Psychologist told me, "Multimedia Learning" (by Mayer) is taken more seriously by psychologist than "Cognitive Load Theory".


The problem with QR codes is that they are 'mystery meat'.


I think there are some strong points in the article but overall it misses a major point. Whatever interface you are designing, the underlying service you are building the interface for has to be something people really, really want.

The most cognitively recognizable interface won't get people using something if they don't care about the information coming from the other side. Conversely, if there is information that the end user needs, he will spend the time learning the interface. For example, if Shazam didn't exist and you heard a song you really liked at the bar, you might ask around, google some fragment of the lyrics you recognize, etc. to find out the same information. So if Shazam had an interface that was far less-intuitive, I have to believe it would still be very popular.

That sounds simple, but I think the article puts the weight on the interface without much regard to the fact that all interfaces are merely a means to an end.


That's an excellent point, which I will take a step further: It has to provide something that people truly want, and the acceptable cognitive load is a function of the pleasure derived from having that desire fulfilled.

The pleasure payoff must be higher than the pain inflicted (so to speak). Just because people want something, it doesn't mean they are truly willing to put in the required effort to get it. As the average pain tolerance of the mass market is low, the payoff must be very high (communication with loved ones, financial well-being, major time savings) for a high pain point (cognitive load in this case) to be endured.

It is helpful to identify if there are multiple types of users, each with different goals and pain points. If that is the case, it is optimal to only expose users to the cognitive load necessary for the tasks they are interested in. For example, there could be anonymous browsers, participants, authors, and moderators. In that case, the cognitive load for casual browsers should be as low as possible, since they have the least benefit and buy-in. As with graceful degradation for less capable web browser software, apps should degrade gracefully for users with less capability or interest in using the additional features which require a higher cognitive load.

With regards to Shazam, I disagree that it would have been as successful if the interface was more complicated. Sure people would still have used it, but if it was harder to figure out or required more steps or had a 15 minute delay before it emailed you the answer, usage would have been far lower.

Sorry if this all sounds like a cognitive load of shit.
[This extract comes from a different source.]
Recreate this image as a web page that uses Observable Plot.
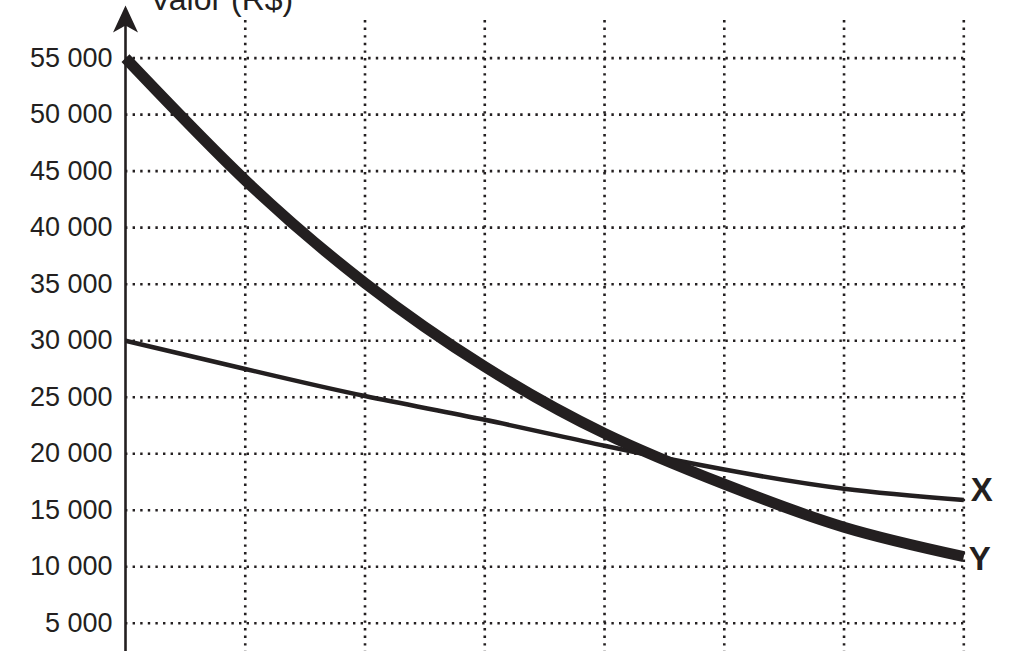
<!DOCTYPE html>
<html>
<head>
<meta charset="utf-8">
<script src="https://cdn.jsdelivr.net/npm/d3@7"></script>
<script src="https://cdn.jsdelivr.net/npm/@observablehq/plot@0.6"></script>
<style>
  html, body { margin: 0; padding: 0; background: #fff; }
  #chart { width: 1009px; height: 651px; overflow: hidden; }
</style>
</head>
<body>
<div id="chart"></div>
<script>
// ---- data ----
const years = [0, 1, 2, 3, 4, 5, 6, 7];
const valueX = [30000, 27500, 25100, 23000, 20700, 18600, 16900, 15900];
const valueY = [55000, 44200, 35100, 27700, 21800, 17300, 13500, 10900];
const yTicks = [5000, 10000, 15000, 20000, 25000, 30000, 35000, 40000, 45000, 50000, 55000];
const xTicks = [1, 2, 3, 4, 5, 6, 7];
const seriesNames = ["X", "Y"];
const axisLabel = "Valor (R$)";

const ink = "#231f20";
const font = "'Liberation Sans', Arial, Helvetica, sans-serif";
const fmt = d3.formatLocale({thousands: " ", grouping: [3], decimal: ","}).format(",");

const rowsX = years.map((t, i) => ({t, v: valueX[i], s: seriesNames[0]}));
const rowsY = years.map((t, i) => ({t, v: valueY[i], s: seriesNames[1]}));
const endX = [rowsX[rowsX.length - 1]];
const endY = [rowsY[rowsY.length - 1]];

// filled arrowhead symbol for the y axis
const arrowHead = {
  draw(ctx) {
    ctx.moveTo(0, -13);
    ctx.lineTo(12.5, 14);
    ctx.lineTo(0, 7);
    ctx.lineTo(-12.5, 14);
    ctx.closePath();
  }
};

const gridStyle = {stroke: ink, strokeOpacity: 1, strokeWidth: 2.6, strokeDasharray: "2.4,5.2"};

const plot = Plot.plot({
  width: 1009,
  height: 651,
  marginLeft: 125,
  marginRight: 45.7,
  marginTop: 0,
  marginBottom: 0,
  style: {fontFamily: font, color: ink, background: "#fff", overflow: "visible"},
  x: {domain: [0, 7], axis: null},
  y: {domain: [2500, 60100], axis: null},
  marks: [
    Plot.gridY(yTicks, gridStyle),
    Plot.gridX(xTicks, {...gridStyle, insetTop: 20}),
    Plot.axisY(yTicks, {tickSize: 0, tickPadding: 13, fontSize: 27, tickFormat: fmt, fill: ink, label: null}),
    Plot.ruleX([0], {stroke: ink, strokeWidth: 2.6, insetTop: 24}),
    Plot.dot([0], {x: d => d, frameAnchor: "top", dy: 18, symbol: arrowHead, fill: ink, stroke: "none", r: 5}),
    Plot.text([axisLabel], {frameAnchor: "top-left", dx: 96, dy: 9, lineAnchor: "bottom", textAnchor: "middle", fontSize: 32, fill: ink}),
    Plot.line(rowsX, {x: "t", y: "v", stroke: ink, strokeWidth: 4.5, curve: "natural", strokeLinecap: "butt"}),
    Plot.line(rowsY, {x: "t", y: "v", stroke: ink, strokeWidth: 11, curve: "natural", strokeLinecap: "butt"}),
    Plot.text(endX, {x: "t", y: "v", text: "s", textAnchor: "start", dx: 7, dy: -10, fontSize: 33, fontWeight: "bold", fill: ink}),
    Plot.text(endY, {x: "t", y: "v", text: "s", textAnchor: "start", dx: 5, dy: 3, fontSize: 33, fontWeight: "bold", fill: ink})
  ]
});
document.getElementById("chart").appendChild(plot);
</script>
</body>
</html>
Hopefully I have communicated it clearly, but I suspect I may have exceeded the pain threshold a while ago.


> Whatever interface you are designing, the underlying service you are building the interface for has to be something people really, really want.

How do you target that? I'm not entirely sure you can. Is there a set of steps you can follow, a design process, that will get you to something people really, really want?


That's generally what a lean startup process / mindset is supposed to help you find. The idea being it's not something you can get a read on without putting a prototype MVP into the world to test.


Search for "Customer Development" for a lot of insight.



I'd be interested to know when/where the term "cognitive load" first appeared, if anyone knows.


I saw it mentioned in some very old literature when studying for my pilot's license. (Sometimes as "mental load") so I'd say its been kicked around in aviation since at least the mid 60's.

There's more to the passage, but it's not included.